A Russian poet named Sergei Gandlevsky once said that in the late Soviet period he became obsessed with hardware-store nomenclature. He loved the word secateurs, for example. Garden shears, that is. Secateurs is a great word. It has a shape. It has weight. It has a function. It is not ambiguous. It is also not a hammer, a rake, or a plow. It is not even scissors. In a world where words were constantly used to mean their opposite, being able to call secateurs “secateurs”—and nothing else—was freedom.

 

“Freedom,” on the other hand, was, as you know, slavery. That’s Orwell’s 1984. And it is also the USSR, a country that had “laws,” a “constitution,” and even “elections,” also known as the “free expression of citizen will.” The elections, which were mandatory, involved showing up at the so-called polling place, receiving a pre-filled ballot—each office had one name matched to it—and depositing it in the ballot box, out in the open. Again, this was called the “free expression of citizen will.” There was nothing free about it, it did not constitute expression, it had no relationship to citizenship or will because it granted the subject no agency. Calling this ritual either an “election” or the “free expression of citizen will” had a dual effect it eviscerated the words “election,” “free,” “expression,” “citizen,” and “will,” and it also left the thing itself undescribed. When something cannot be described, it does not become a fact of shared reality.
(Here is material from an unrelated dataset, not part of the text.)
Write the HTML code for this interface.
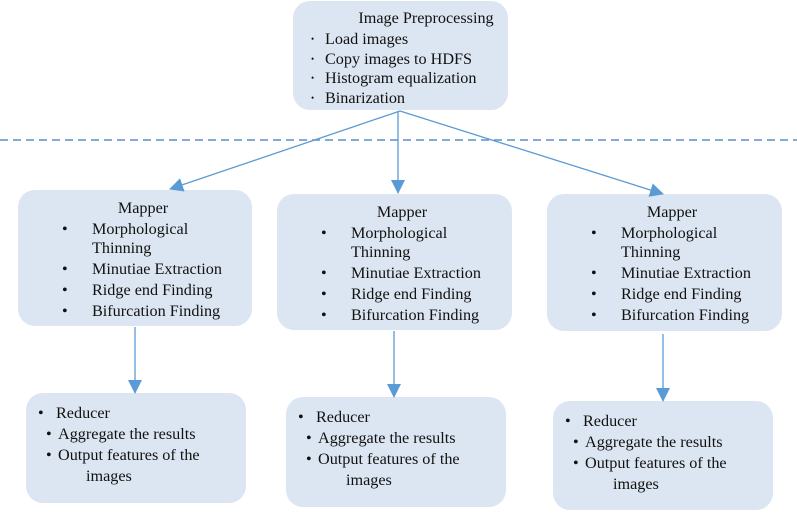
<!DOCTYPE html>
<html><head><style>body{margin:0;background:#fff}</style></head><body>
<svg width="797" height="512" xmlns="http://www.w3.org/2000/svg" font-family="Liberation Serif, serif" font-size="16.2" fill="#111">
<defs>
<marker id="b" markerWidth="14" markerHeight="14" refX="13" refY="7" orient="auto" markerUnits="userSpaceOnUse"><path d="M0,0 L14,7 L0,14 z" fill="#5b9bd5"/></marker></defs>
<g fill="#dce6f2">
<rect x="293" y="1" width="215" height="109" rx="17"/>
<rect x="18" y="190" width="234" height="136" rx="17"/>
<rect x="277" y="194" width="235" height="136" rx="17"/>
<rect x="547" y="194" width="235" height="137" rx="17"/>
<rect x="26" y="393" width="220" height="110" rx="17"/>
<rect x="286" y="397" width="220" height="110" rx="17"/>
<rect x="553" y="401" width="220" height="109" rx="17"/>
</g>
<line x1="0" y1="140" x2="797" y2="140" stroke="#5b8fc7" stroke-width="1.5" stroke-dasharray="8,5"/>
<g stroke="#5b9bd5" stroke-width="1.3">
<line x1="400" y1="111" x2="170" y2="189" marker-end="url(#b)"/>
<line x1="398" y1="111" x2="398" y2="193" marker-end="url(#b)"/>
<line x1="400" y1="111" x2="663" y2="194" marker-end="url(#b)"/>
<line x1="135" y1="327" x2="135" y2="393" marker-end="url(#b)"/>
<line x1="394" y1="331" x2="394" y2="397" marker-end="url(#b)"/>
<line x1="663" y1="334" x2="663" y2="401" marker-end="url(#b)"/>
</g>
<text x="426" y="23" text-anchor="middle">Image Preprocessing</text>
<g font-size="9"><text x="311" y="42">•</text><text x="311" y="62">•</text><text x="311" y="81">•</text><text x="311" y="101">•</text></g>
<text x="325" y="44">Load images</text>
<text x="325" y="64">Copy images to HDFS</text>
<text x="325" y="83">Histogram equalization</text>
<text x="325" y="103">Binarization</text>
<g id="m1">
<text x="143" y="213" text-anchor="middle">Mapper</text>
<text x="62" y="234">•</text><text x="92" y="234">Morphological</text>
<text x="92" y="253">Thinning</text>
<text x="62" y="274">•</text><text x="92" y="274">Minutiae Extraction</text>
<text x="62" y="295">•</text><text x="92" y="295">Ridge end Finding</text>
<text x="62" y="316">•</text><text x="92" y="316">Bifurcation Finding</text>
</g>
<use href="#m1" x="259" y="4"/>
<use href="#m1" x="529" y="4"/>
<g id="r1">
<text x="38" y="418">•</text><text x="56" y="418">Reducer</text>
<text x="46" y="439">•</text><text x="58" y="439">Aggregate the results</text>
<text x="46" y="460">•</text><text x="58" y="460">Output features of the</text>
<text x="86" y="481">images</text>
</g>
<use href="#r1" x="260" y="4"/>
<use href="#r1" x="527" y="8"/>
</svg>
</body></html>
Hundreds of millions of Soviet citizens had an experience of the thing that could not be described, but I would argue that they did not share that experience, because they had no language for doing so. At the same time, an experience that could be accurately described as, say, an “election,” or “free,” had been preemptively discredited because those words had been used to denote something entirely different.